31 774
Wijziging van de Algemene Ouderdomswet in verband met opname van de mogelijkheid om op verzoek van de pensioengerechtigde het ouderdomspensioen geheel of ten dele op een later tijdstip te laten ingaan

32 163
Verhoging AOW-leeftijd

nr. 9
BRIEF VAN DE MINISTER EN STAATSSECRETARIS VAN SOCIALE ZAKEN EN WERKGELEGENHEID

Aan de Voorzitter van de Tweede Kamer der Staten-Generaal

Den Haag, 11 november 2009

U verzoekt ons uw Kamer te informeren hoe wetsvoorstel 31 7741 zich verhoudt tot het kabinetsvoornemen om de AOW-leeftijd te verhogen. Verder verzoekt u ons aan te geven of wij een gezamenlijke behandeling van dit wetsvoorstel met het nog door de regering in te dienen wetsvoorstel tot verhoging van de AOW-leeftijd opportuun achten.

Het wetsvoorstel 31 774 geeft mensen de mogelijkheid de AOW later dan de AOW-gerechtigde leeftijd (nu 65 jaar) te laten ingaan. Bij verhoging van de AOW-leeftijd kan dezelfde methode van flexibilisering worden toegepast. Dit betekent dat men de AOW later dan 67 jaar kan laten ingaan.

Wij zouden het op prijs stellen als uw Kamer het wetsvoorstel 31 774 zo spoedig mogelijk zou willen behandelen met het oog op snelle invoering zodat mensen er al op korte termijn gebruik van kunnen maken. Ook bij de huidige AOW-gerechtigde leeftijd kan immers behoefte bestaan om de AOW later te laten ingaan. Als de AOW-gerechtigde leeftijd in de toekomst wordt verhoogd, schuift de mogelijkheid om de AOW later te laten ingaan automatisch mee. Een gezamenlijke behandeling van het wetsvoorstel 31 774 met het nog in te dienen wetsvoorstel tot verhoging van de AOW-leeftijd is daarom niet noodzakelijk.

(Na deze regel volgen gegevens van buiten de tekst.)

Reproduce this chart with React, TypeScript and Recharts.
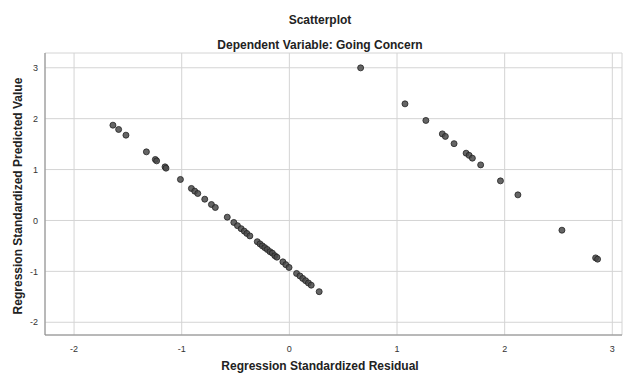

De minister van Sociale Zaken en Werkgelegenheid,

J. P. H. Donner

De staatssecretaris van Sociale Zaken en Werkgelegenheid,

J. Klijnsma


XNoot
1

Wijziging van de AOW in verband met opname van de mogelijkheid om op verzoek van de pensioengerechtigde het ouderdomspensioen geheel of ten dele op een later ijdstip te laten ingaan.